A pesar de los temores y amedrentamientos, ni José Gil ni Jade Ramírez pensaron nunca en abandonar el periodismo. Al contrario. En ambos, la dificultad del contexto reforzó la responsabilidad de seguir informando de una forma aún más consciente. Son plumas valientes que tienen claro que parar es entregar el triunfo al narcoestado.

Sin embargo, José piensa en el futuro de la profesión y no es tan optimista. En la universidad, donde dio clase un tiempo, fue testigo de la autocensura de algunos de sus estudiantes amenazados por Los Zetas. La ola de agresiones y muertes preocupa a las futuras generaciones de reporteros y algunos ya han pensado en buscar otras salidas menos comprometidas, como la publicidad.

A pesar de eso, José está convencido de que el momento de mayor riesgo para reportear, es el mejor momento para poner en práctica el buen periodismo porque “hay muchas cosas que decir, muchas cosas que investigar y muchas historias que contar”. Por eso lo tiene tan claro: “Si me doblego, como reportero, estoy cediendo, me sentiré derrotado y voy a transmitir ese ánimo de resignación al conjunto de la sociedad. No podemos dejar de escribir”.

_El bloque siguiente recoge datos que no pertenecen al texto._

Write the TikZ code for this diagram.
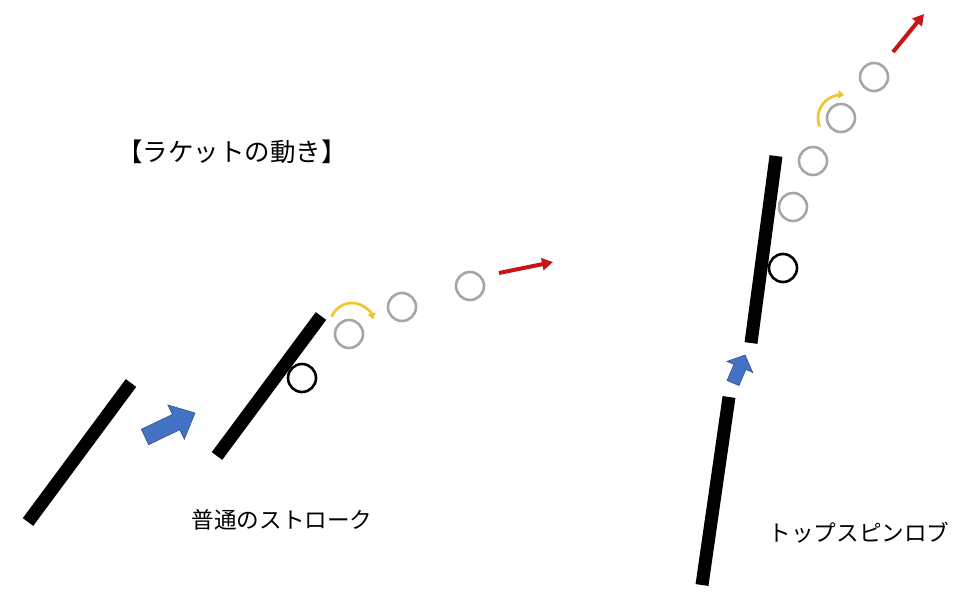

Jade comparte la importancia de seguir en la trinchera en estos momentos de tanta dificultad. Lo vive como una militancia que intenta transformar en “un servicio, en un bien público: la información”. Desde esta mirada busca crear consciencia y dar a conocer el mundo. “Los periodistas contamos las historias, hallamos cosas, descubrimos cadáveres y narramos como se descompone la situación social. Cuando, en todo eso, nuestro trabajo es útil para otras personas, es cuando nos convertimos en periodistas incómodos, que caeremos muy mal a los poderosos”, cierra. Su conclusión recoge uno de los fundamentos básicos del periodismo.